[Cryptography] Rescuing Encrypt-then-Sig

Ray Dillinger bear at sonic.net
Fri Aug 17 16:53:50 EDT 2018



On 08/16/2018 05:27 PM, Phillip Hallam-Baker wrote:
> This paper shows many of the arguments surrounding the order of
> signature and encryption
> http://world.std.com/~dtd/sign_encrypt/sign_encrypt7.html
> <http://world.std.com/%7Edtd/sign_encrypt/sign_encrypt7.html>
>
> The paper recommends that data be signed and then encrypted. But I
> dislike that order because it means that it is only possible to verify
> the message after it has been decrypted.
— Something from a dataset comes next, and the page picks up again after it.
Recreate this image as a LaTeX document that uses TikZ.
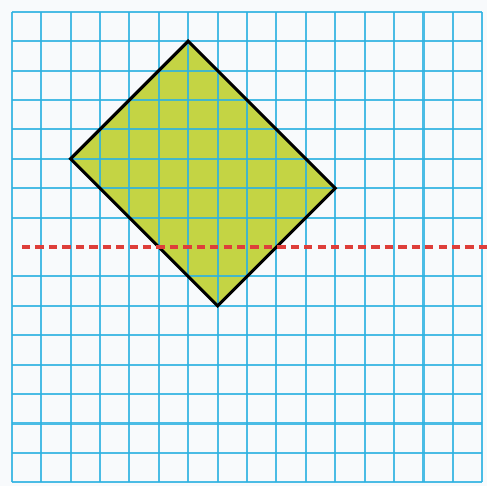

This violates a layering
> principle in which data is only exposed to a device that contains a
> private key AFTER we know it doesn't come from a malicious source.


It seems to me that the incessant sign/encrypt vs encrypt/sign debate
happens because there are a couple of different purposes being served
here, and that the correct answer might be to use cryptographic
operations to explicitly perform both of them.

Is there a fundamental problem that's a GOOD reason why everybody isn't
using

encrypt(privacy of message) /
sign (authentication of encrypted message) /
encrypt(privacy of encrypted signature and message)

?

So when Bob sends a message to Alice, It allows Alice (and nobody else)
to check the signature and decide, eg, that this is a message she does
not want to decrypt on the present machine, at the present time, or in
the present environment.

This way, Alice can, eg, search on "verified sender or signer" without
exposing the signature to Carol the mailman, nor exposing the plaintext
to the system where the mail is stored.